The summer has not been all moping around at all. There were some adventures. We’ve been on various hikes and trips around our province. For years I wanted to climb Mount Carleton, the highest mountain in the province, and this year I made it there with one of my daughters and a good friend. The day was beautiful. The view is amazing from the top – a view of 10 million trees no less. At one point in the climb we came out onto the first peak, and for a minute we thought we were almost at the top before we looked across to see a dip before the last climb. On that first peak I had a wobble. I love mountains, but I get vertigo when I’m out in the open at a great height. There are ledges and edges and, in my mind, anyone could fall at any moment if they get too close. It makes me dizzy and shaky and I have to take a few deep breaths to help me get a handle on myself again. Despite all that, I love the challenge of climbing over rocks and boulders, of pushing myself physically to get somewhere and conquering my fear of heights each time. The thought of seeing the views along the way as well as right at the top keeps me taking each step, even if the thrill of being at the peak makes me a little wobbly as well.

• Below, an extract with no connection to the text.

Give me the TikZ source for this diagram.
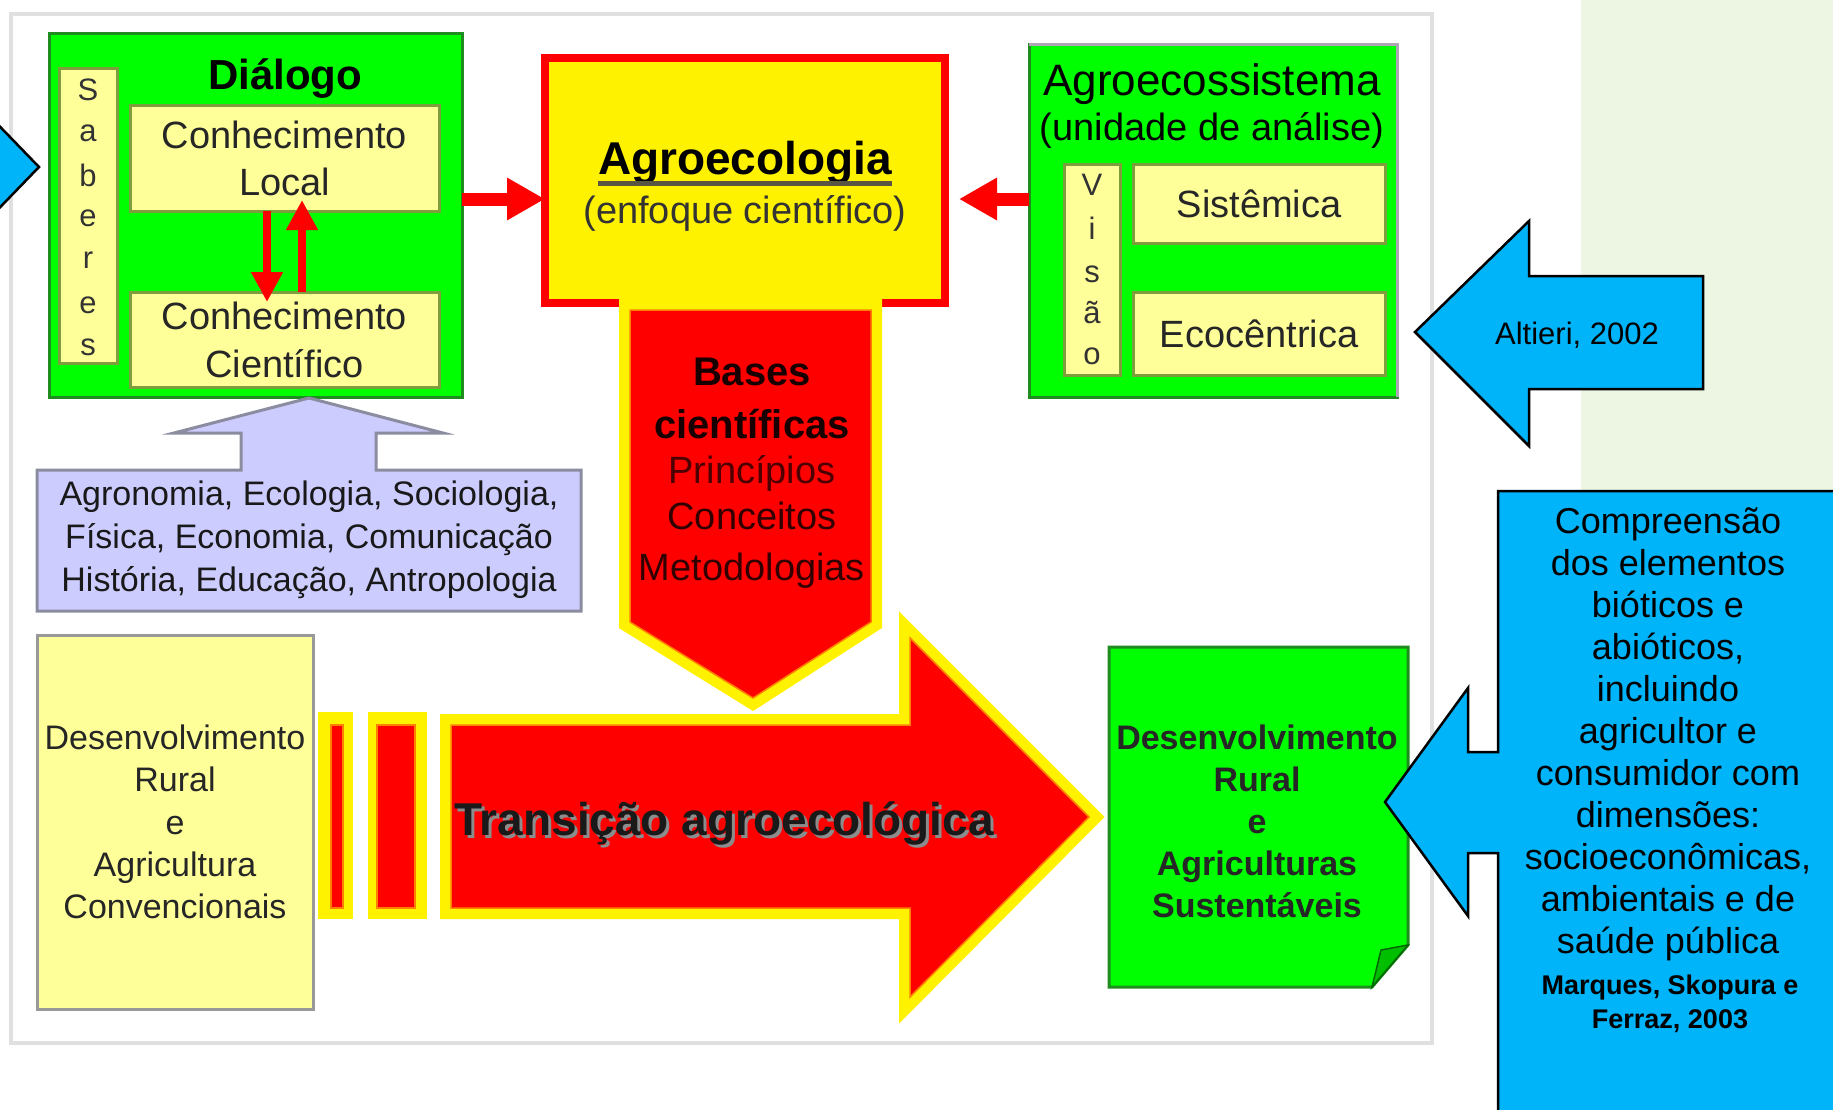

With writing, and with a few other things in life, I forgot the fun of the climb. It didn’t seem worth it to even try. Finishing anything seemed like a far off mountain peak. Failure seemed inevitable. I sat at the bottom of each of those mountains and stared at the obstacles. I made excuses for why I should remain motionless, and silent. I guess from time to time we all find ourselves in this place. Thankfully we are not alone in those times, even if we feel it. God’s kindness reaches down to us in unexpected ways. His voice breaks through all the others if we care to listen.
And yes, I know it is may be a clichéd illustration, but, I’m taking the first shaky step on my way back onto one of those mountains.